┏━━

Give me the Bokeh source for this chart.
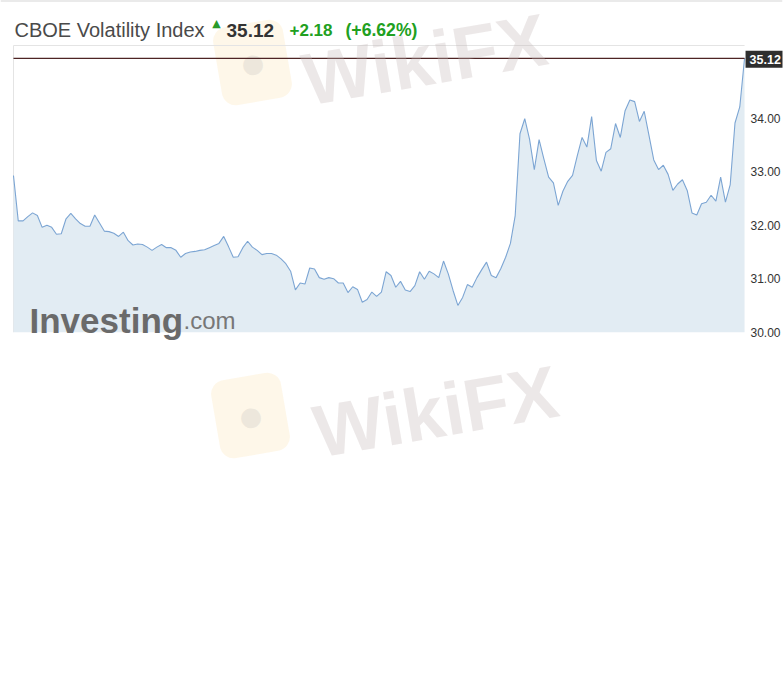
from bokeh.plotting import figure
from bokeh.models import Label, Range1d, FixedTicker, PrintfTickFormatter, Span
from bokeh.embed import file_html
from bokeh.resources import INLINE

# ---- data ----
vix = [
    32.93, 32.08, 32.08, 32.16, 32.23, 32.18, 31.96, 32.00, 31.96, 31.83,
    31.84, 32.12, 32.22, 32.12, 32.03, 31.98, 31.98, 32.19, 32.04, 31.89,
    31.88, 31.85, 31.79, 31.87, 31.71, 31.63,
    31.65, 31.64, 31.59, 31.53, 31.59, 31.64, 31.58, 31.58, 31.53, 31.40,
    31.47, 31.50, 31.51, 31.53, 31.54, 31.58, 31.62, 31.66, 31.79, 31.60,
    31.40, 31.41, 31.58, 31.70, 31.59,
    31.53, 31.45, 31.47, 31.47, 31.44, 31.37, 31.28, 31.14, 30.79, 30.92,
    30.90, 31.20, 31.18, 31.02, 30.99, 31.02, 31.00, 30.92, 30.92, 30.74,
    30.85, 30.80, 30.56, 30.61, 30.75, 30.67, 30.75, 31.13, 31.06, 30.84,
    30.95, 30.79, 30.76, 30.87, 31.13, 30.99, 31.14, 31.09, 31.02, 31.33,
    31.09, 30.78, 30.50, 30.65, 30.89, 30.84, 31.02, 31.17, 31.31, 31.06,
    31.02, 31.19, 31.40, 31.66, 32.18, 33.71, 33.99, 33.61, 33.04, 33.60,
    33.24, 32.90, 32.79, 32.37, 32.64, 32.82, 32.93, 33.30, 33.64, 33.46,
    34.03, 33.21, 33.01, 33.36, 33.43, 33.90, 33.64, 34.14, 34.34, 34.31,
    33.94, 34.13, 33.68, 33.22, 33.04, 33.12, 32.95, 32.65, 32.77, 32.85,
    32.65, 32.23, 32.19, 32.40, 32.43, 32.56, 32.45, 32.90, 32.43, 32.76,
    33.91, 34.21, 35.12,
]
steps = list(range(len(vix)))
y_ticks = [30, 31, 32, 33, 34]
last_price = 35.12
change_text = "+2.18"
change_pct_text = "(+6.62%)"
title_text = "CBOE Volatility Index"

# ---- layout geometry (pixels) ----
W, H = 783, 460
BOX_L, BOX_R = 13, 745          # chart box, left/right
BOX_T, Y30 = 45, 331.7          # chart box top, pixel row of 30.00
PX_PER_UNIT = 53.5
n = len(vix)
px_per_step = (BOX_R - BOX_L) / (n - 1)

x_start = -BOX_L / px_per_step
x_end = (n - 1) + (W - BOX_R) / px_per_step
Y_BASE = 30.0
y_end = Y_BASE + Y30 / PX_PER_UNIT
y_start = Y_BASE - (H - Y30) / PX_PER_UNIT
Y_TOP = Y_BASE + (Y30 - BOX_T) / PX_PER_UNIT

p = figure(width=W, height=H, output_backend="svg", toolbar_location=None,
           x_range=Range1d(x_start, x_end), y_range=Range1d(y_start, y_end),
           x_axis_location=None, y_axis_location="right", title=None,
           min_border_left=0, min_border_top=0, min_border_right=0,
           min_border_bottom=0)
p.outline_line_color = None
p.grid.visible = False
p.background_fill_color = "white"
p.border_fill_color = "white"

ax = p.yaxis[0]
ax.ticker = FixedTicker(ticks=y_ticks)
ax.formatter = PrintfTickFormatter(format="%.2f")
ax.axis_line_color = None
ax.major_tick_line_color = None
ax.minor_tick_line_color = None
ax.major_tick_out = 0
ax.major_tick_in = 0
ax.major_label_standoff = -32
ax.major_label_text_font = "Liberation Sans"
ax.major_label_text_font_size = "12px"
ax.major_label_text_color = "#333333"


def fx(px):
    return px


def fy(py):
    return H - py


# page top rule
p.add_layout(Span(location=y_end, dimension="width", line_color="#d6d6d6",
                  line_width=2))

# WikiFX watermark logos (behind)
for (lx, ly) in [(252, 62), (250, 415)]:
    p.add_layout(Label(x=fx(lx), y=fy(ly), x_units="screen", y_units="screen",
                       text=" ", text_font_size="10px", padding=34,
                       angle=0.17, text_align="center", text_baseline="middle",
                       background_fill_color="#fcecc8", background_fill_alpha=0.4,
                       border_radius=14, level="underlay"))
    p.add_layout(Label(x=fx(lx), y=fy(ly), x_units="screen", y_units="screen",
                       text="●", text_font_size="46px", angle=0.17,
                       text_align="center", text_baseline="middle",
                       text_color="#bdb8b8", text_alpha=0.25, level="underlay"))

# chart box border (top + left)
p.line([steps[0], steps[0], steps[-1]], [Y_BASE, Y_TOP, Y_TOP],
       line_color="#e4e4e4", line_width=1)

# area + line
p.varea(x=steps, y1=Y_BASE, y2=vix, fill_color="#e2ecf3")
p.line(steps, vix, line_color="#7ca5d3", line_width=1.1)

# last price line
p.line([steps[0], steps[-1]], [last_price, last_price],
       line_color="#4e2424", line_width=1.2)

# Investing.com watermark inside chart
p.add_layout(Label(x=fx(29), y=fy(320), x_units="screen", y_units="screen",
                   text="Investing", text_font="Liberation Sans",
                   text_font_style="bold", text_font_size="35px",
                   text_color="#6a6a6a", text_baseline="alphabetic"))
p.add_layout(Label(x=fx(183), y=fy(320), x_units="screen", y_units="screen",
                   text=".com", text_font="Liberation Sans",
                   text_font_size="24px",
                   text_color="#777777", text_baseline="alphabetic"))

# WikiFX text watermarks
for (tx, ty) in [(303, 80), (314, 432)]:
    p.add_layout(Label(x=fx(tx), y=fy(ty), x_units="screen", y_units="screen",
                       text="WikiFX", text_font="Liberation Sans",
                       text_font_style="bold", text_font_size="74px",
                       angle=0.17, text_color="#c4b6b6", text_alpha=0.32,
                       text_baseline="alphabetic"))

# header texts
p.add_layout(Label(x=fx(14), y=fy(29.5), x_units="screen", y_units="screen",
                   text=title_text, text_font="Liberation Sans",
                   text_font_size="20px", text_color="#4a4a4a",
                   text_baseline="alphabetic"))
p.add_layout(Label(x=fx(216), y=fy(22.5), x_units="screen", y_units="screen",
                   text="▲", text_font="DejaVu Sans", text_font_size="11px",
                   text_color="#2a9a2a", text_align="center",
                   text_baseline="alphabetic"))
p.add_layout(Label(x=fx(226), y=fy(29.5), x_units="screen", y_units="screen",
                   text=f"{last_price:.2f}", text_font="Liberation Sans",
                   text_font_style="bold", text_font_size="19px",
                   text_color="#333333", text_baseline="alphabetic"))
p.add_layout(Label(x=fx(289), y=fy(29.5), x_units="screen", y_units="screen",
                   text=change_text, text_font="Liberation Sans",
                   text_font_style="bold", text_font_size="17px",
                   text_color="#21a021", text_baseline="alphabetic"))
p.add_layout(Label(x=fx(345), y=fy(29.5), x_units="screen", y_units="screen",
                   text=change_pct_text, text_font="Liberation Sans",
                   text_font_style="bold", text_font_size="17.6px",
                   text_color="#21a021", text_baseline="alphabetic"))

# last price box on the axis
p.add_layout(Label(x=steps[-1], y=last_price, x_offset=1, y_offset=-1,
                   text=f"{last_price:.2f}", text_font="Liberation Sans",
                   text_font_style="bold", text_font_size="12.5px",
                   text_color="white", text_align="left", text_baseline="middle",
                   background_fill_color="#2e2e2e", padding=(4, 4)))

open("out.html", "w").write(file_html(p, INLINE))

┗━━

*TASK PROMPT*
From the top of the listing above, repeat each line exactly until you reach the line containing "from bokeh.resources import INLINE", and repeat that one too. Leave the pictures out.

*EXERCISE OUTPUT*
Give me the Bokeh source for this chart.
from bokeh.plotting import figure
from bokeh.models import Label, Range1d, FixedTicker, PrintfTickFormatter, Span
from bokeh.embed import file_html
from bokeh.resources import INLINE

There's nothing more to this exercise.